BY KAYA DWYER
COVID has changed the environment at Truman High School, for better, or for worse. Regardless, students have continued to participate in great clubs and after school activities to stay connected; through these kinds of activities, students are kept socially sane. But, what about the students who aren’t involved in any of these activities?
Some of Truman’s staple extracurriculars are band, student council, and the National Honors Society ﹘all of which are places you can find Delaney Crick, one of Truman’s most involved students. Matched with her excellence outside of school, she excels in her classes. This introduces the idea that there is a connection between both social and academic greatness. Without her activities, Crick believes she would feel more disconnected from school itself. She says, “I have met so many people and gained more connections throughout Truman. I have been able to create lasting memories with people and friendships I didn’t think would ever happen.” On top of building friendships through Truman’s activities, Crick says she was able to develop different types of skills as well, such as leadership and better communication. A different perspective can be seen from student Juniper Baylie. Baylie has managed good grades, without being in many extracurriculars. Baylie says, “I feel partially disconnected because I’m not really involved in most social aspects of high school, including clubs.”

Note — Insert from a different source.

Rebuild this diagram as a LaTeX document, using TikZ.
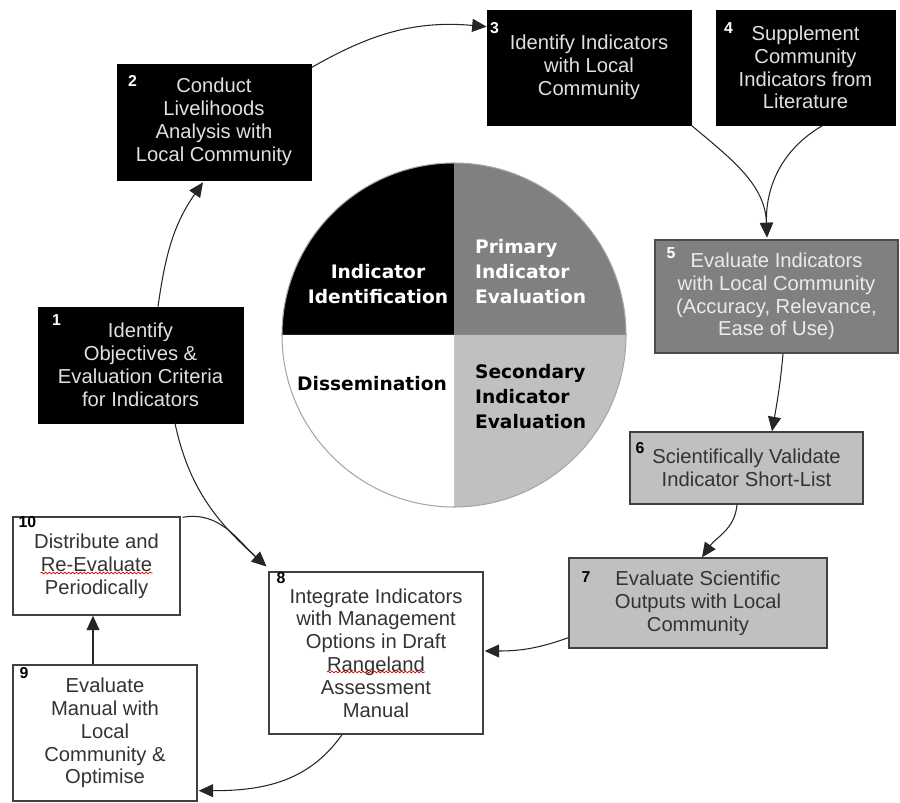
\documentclass[tikz,border=0pt]{standalone}
\usepackage{fontspec}
\setmainfont{Liberation Sans}
\newfontfamily\piefont{DejaVu Sans}
\usetikzlibrary{arrows.meta,decorations.pathmorphing}
\definecolor{midgray}{RGB}{128,128,128}
\definecolor{palegray}{RGB}{192,192,192}
\newcommand{\boxfont}{\fontsize{11.5}{13}\selectfont}
\newcommand{\piesize}{\piefont\bfseries\fontsize{10.6}{14.2}\selectfont}
\begin{document}
\begin{tikzpicture}[x=0.02cm,y=0.02cm]
\tikzstyle{every node}=[font=\boxfont,align=center,inner sep=1pt]
\tikzstyle{blk}=[draw=black,fill=black,text=white!88!black]
\tikzstyle{drk}=[draw=black!70,fill=midgray,text=white!92!black,line width=0.8pt]
\tikzstyle{lgt}=[draw=black!75,fill=palegray,text=black!80,line width=0.8pt]
\tikzstyle{wht}=[draw=black!75,fill=white,text=black!80,line width=0.8pt]
\tikzstyle{num}=[font=\bfseries\fontsize{9}{9}\selectfont,inner sep=0pt,anchor=north west]
\tikzstyle{pielbl}=[font=\piesize]
\tikzstyle{arr}=[-{Triangle[length=2.9mm,width=2.6mm]},draw=black!85,line width=0.6pt]
\tikzstyle{squig}=[red!85!black,line width=0.4pt,decorate,decoration={snake,amplitude=0.5pt,segment length=2.2pt}]
\useasboundingbox (0,0) rectangle (900,-803);
\coordinate (pie) at (454,-335);
\fill[black] (pie) -- ++(180:172) arc[start angle=180,end angle=90,radius=172] -- cycle;
\fill[midgray] (pie) -- ++(90:172) arc[start angle=90,end angle=0,radius=172] -- cycle;
\fill[palegray] (pie) -- ++(0:172) arc[start angle=0,end angle=-90,radius=172] -- cycle;
\fill[white] (pie) -- ++(-90:172) arc[start angle=-90,end angle=-180,radius=172] -- cycle;
\draw[gray!70,line width=0.6pt] (pie) circle[radius=172];
\node[pielbl,text=white] (pid) at (378,-284) {Indicator\\Identification};
\node[pielbl,text=white,anchor=west,align=left] (ppe) at (473,-272) {Primary\\Indicator\\Evaluation};
\node[pielbl] (pds) at (372,-384) {Dissemination};
\node[pielbl,anchor=west,align=left] (pse) at (473,-397) {Secondary\\Indicator\\Evaluation};
\node[blk,minimum width=4.1cm,minimum height=2.32cm] (b1) at (140.5,-365) {Identify\\Objectives \&\\Evaluation Criteria\\for Indicators};
\node[blk,minimum width=3.88cm,minimum height=2.32cm] (b2) at (214,-122) {Conduct\\Livelihoods\\Analysis with\\Local Community};
\node[blk,minimum width=4.08cm,minimum height=2.3cm] (b3) at (589,-67.5) {Identify Indicators\\with Local\\Community};
\node[blk,minimum width=3.58cm,minimum height=2.3cm] (b4) at (805.5,-67.5) {Supplement\\Community\\Indicators from\\Literature};
\node[drk,minimum width=4.86cm,minimum height=2.26cm] (b5) at (776.5,-296.5) {Evaluate Indicators\\with Local Community\\(Accuracy, Relevance,\\Ease of Use)};
\node[lgt,minimum width=4.66cm,minimum height=1.44cm] (b6) at (746.5,-468) {Scientifically Validate\\Indicator Short-List};
\node[lgt,minimum width=5.16cm,minimum height=1.8cm] (b7) at (698,-603) {Evaluate Scientific\\Outputs with Local\\Community};
\node[wht,minimum width=4.28cm,minimum height=3.24cm] (b8) at (376,-653) {Integrate Indicators\\with Management\\Options in Draft\\Rangeland\\Assessment\\Manual};
\node[wht,minimum width=3.68cm,minimum height=2.72cm] (b9) at (105,-733) {Evaluate\\Manual with\\Local\\Community \&\\Optimise};
\node[wht,minimum width=3.34cm,minimum height=1.96cm] (b10) at (96.5,-566) {Distribute and\\Re-Evaluate\\Periodically};
\node[num,text=white] (n1) at ([shift={(14,-8)}]b1.north west) {1};
\node[num,text=white] (n2) at ([shift={(11,-11)}]b2.north west) {2};
\node[num,text=white] (n3) at ([shift={(3,-12)}]b3.north west) {3};
\node[num,text=white] (n4) at ([shift={(8,-13)}]b4.north west) {4};
\node[num,text=white] (n5) at ([shift={(12,-8)}]b5.north west) {5};
\node[num] (n6) at ([shift={(6,-11)}]b6.north west) {6};
\node[num] (n7) at ([shift={(13,-14)}]b7.north west) {7};
\node[num] (n8) at ([shift={(8,-1)}]b8.north west) {8};
\node[num] (n9) at ([shift={(7,-3)}]b9.north west) {9};
\node[num] (n10) at ([shift={(6,0)}]b10.north west) {10};
\draw[squig] ([shift={(-56,-7)}]b10.center) -- ++(112,0);
\draw[squig] ([shift={(-49,-19)}]b8.center) -- ++(98,0);
\draw[arr] ([shift={(17.5,0)}]b1.north) to[out=82,in=235] ([shift={(-11,-2)}]b2.south);
\draw[arr] ([shift={(0,-4)}]b2.north east) to[out=30,in=175] ([shift={(0,-17)}]b3.north west);
\draw[arr] (b3.south east) to[out=-40,in=92] ([shift={(-9.5,2)}]b5.north);
\draw[arr] ([shift={(17.5,0)}]b4.south) to[out=210,in=92] ([shift={(-9.5,2)}]b5.north);
\draw[arr] ([shift={(6.5,0)}]b5.south) to[out=-95,in=80] ([shift={(25.5,0)}]b6.north);
\draw[arr] ([shift={(-9.5,0)}]b6.south) to[out=-95,in=55] ([shift={(4,0)}]b7.north);
\draw[arr] ([shift={(0,11)}]b7.south west) to[out=200,in=0] ([shift={(1,2)}]b8.east);
\draw[arr] ([shift={(-34,0)}]b8.south) to[out=235,in=0] ([shift={(1,11)}]b9.south east);
\draw[arr] ([shift={(-12,0)}]b9.north) -- ([shift={(-12,0)}]b9.north |- b10.south);
\draw[arr] ([shift={(34.5,0)}]b1.south) to[out=-78,in=138] ([shift={(-2,5)}]b8.north west);
\draw[arr] ([shift={(2,-1)}]b10.north east) to[out=10,in=138] ([shift={(-2,5)}]b8.north west);
\end{tikzpicture}
\end{document}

Baylie is not the only student that isn’t active in school clubs. There are many students that feel excluded or like they have no reason to get involved. Baylie says, “I think most of the clubs are overrated because they seem to be marketed as something to make yourself look good on a college application. But I [do] get the appeal outside of applying for colleges, though.” When a student joins a club for the first time, there can be that pressure or feeling of loneliness because it’s a new experience. Studyfinds says that students usually will perform better if they’re working with friends or if they have begun a project because of their friends.
So is there a way we can fix this problem? Is it a problem at all? Truman’s administrator Shawn Sotheran recognizes the problem, saying, “Students who participate do better academically. But also, students who do better academically are more likely to participate. That’s a positive cycle that builds on itself. Unfortunately, the converse is also true. Students who are disinterested in extracurriculars struggle academically. And those academic struggles make them less likely to be interested in school. It’s a downward spiral.” He also says, though, that the change between students’ interest last year and this year is unnoticeable to him.
With this, we can assume there is probably not going to be a change to this problem. However, maybe it will assist in bringing some attention to the problem itself. When creating a club, or trying to welcome new members, the most important part is making sure that your participants feel welcomed and like they’re a part of something that is beyond the typical club, while also accomplishing the purpose of the group.